Suicide or cover-up? Family tries to find out Police say suicide, but parents believe it wasn't their son.

January 17, 1992|By Frank D. Roylance | Frank D. Roylance,Evening Sun Staff

To police, the fiery crash at Wayson's Restaurant in southern Anne Arundel County was grim and tragic, but straightforward.

On April 9, 1990, an unidentified male driver slammed a 1985 Ford Tempo at high speed into the restaurant's brick wall. He died from head injuries and the flames that engulfed the car. The body was burned beyond recognition.

Investigators soon learned that the car's owner had lent the vehicle to her brother, John David Wieck, 25, of Lochearn. They also established that Wieck had been unemployed and despondent after a breakup with his girlfriend. In his apartment they found a note, typed and signed, apologizing to his girlfriend and saying goodbye.

Dr. Mario Golle, an assistant state medical examiner, compared Wieck's dental records with X-rays taken of the corpse's jaws and declared a match. The body was positively identified as Wieck's. The death was ruled a suicide. The case was closed.

For Wieck's family, the case was not closed, however.

For them, the last 20 months have become a shadowy maze of unexplained mysteries, facts that don't add up, and questions that only yield more questions.

They have pored over charred evidence, dental records and grisly autopsy photos, and even had the body exhumed in search of answers.

Why did the autopsy report show the corpse in the car to be six inches taller and 10 pounds heavier than they remembered Wieck to be? Why did it have a size 12 foot, when John Wieck wore a 9? What about the kitchen knife found stuck in the body's stomach?

And who has been entering Wieck's girlfriend's apartment and taking articles of his clothing? Who has been dialing her answering machine and retrieving her messages with a code known only to a dead man?

There have been so many questions that John and Mei Wieck are convinced that whoever died in that car, whoever it was they buried and reburied, it was not their son.

"It tears us all up," said Wieck, 60, a retired postal worker. "Days will go by and you tend to forget. Then Gerry [Rice, their private investigator] will come to us with some report. It's constantly on our minds."

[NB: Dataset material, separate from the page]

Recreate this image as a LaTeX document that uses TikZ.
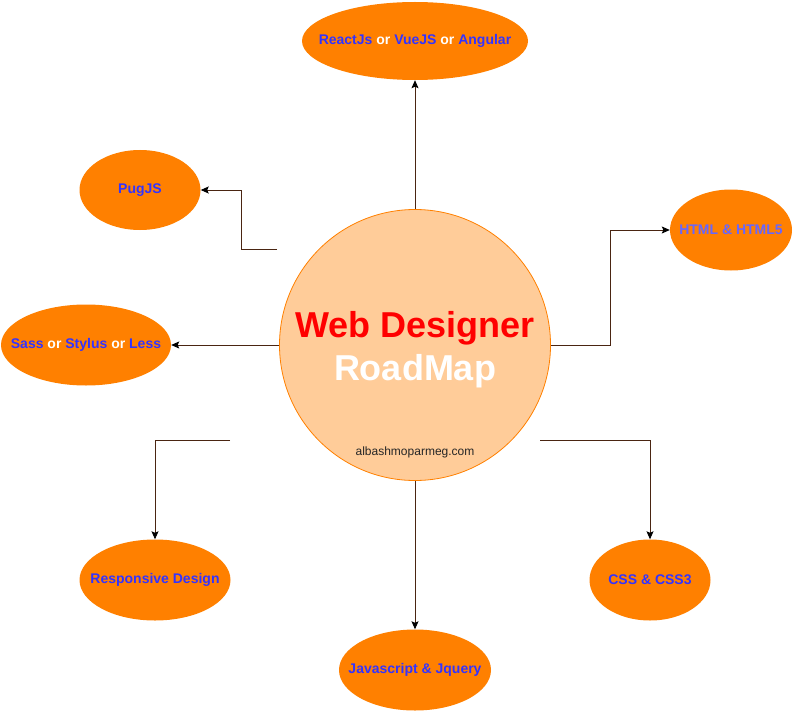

The Chesapeake Beach couple believe their son is still alive, perhaps in a government-witness protection program tied somehow to his involvement with drugs.

Police and forensic experts say the Wiecks are mistaken, victims of their own grief and hope. John David Wieck, they say, is quite dead.

Financially exhausted after spending $40,000 on their private investigation, the Wiecks have now gone public, hoping someone -- a law enforcement official, perhaps John himself -- will at least assure them quietly that he's alive.

"It would be easier," Wieck said. "We could live with not seeing him again."

*

Could John David Wieck have committed suicide?

John's young life had not been smooth, his father admitted. But he had plans. A graduate of Largo High School, he had talked about going to college, and "we had always told him that when he was ready, we would help him with his education."

But he dreamed of rock 'n' roll stardom and moved to New Jersey with his girlfriend for a year in a bid to make it as a bass player. There, he also got deeper into drugs and alcohol. The Wiecks found later that John and a friend had made frequent trips to the Bronx to buy cocaine.

Gerry Rice learned that Wieck had become a weekly cocaine user, and made at least two trips to Germany with a friend who was probably transporting drugs.

Then, last spring, John and his girlfriend moved back to Baltimore. He had left the band and he told his family he was ready to go back to school. But it was not to be.

Eleven hours before the crash, police learned, Wieck told his sister over lunch at the Friendly's restaurant in Crofton that he had just broken up with his girlfriend. He also was upset about not having a job.

Four hours before the crash he called his girlfriend's mother. He cried and told her his troubles, but the mother cut him off, telling him the couple would have to work out their problems together.

In his signed note, Wieck said, "I stand alone. I have never felt so bad in all my life. . . . I have hurt the most beautiful wonderful person I have ever known. I am so vile, I hate myself. . . . Forgive me. In the end it's my fault alone. . . . Goodbye."

Despite all this evidence, the Wiecks can't believe their son would kill himself.

"It wasn't that his future was bleak, like they [police] made it out to be," his father said.

Besides, the family doubts he would purposely destroy his sister's car. And what about the knife? Police suspect he stabbed himself (the wound was not fatal) or rigged the 8-inch knife to plunge into his abdomen when the car hit the wall.

No, said Wieck, "Not with a knife. He didn't like pain." And, perhaps the note was song lyrics, or just something he wrote.

At first, Wieck said, "we felt it was probably our son [in the car], but we just didn't think it was suicide." Maybe he picked up a hitchhiker, got stabbed in a fight or drug dispute, and somebody tried to cover it up.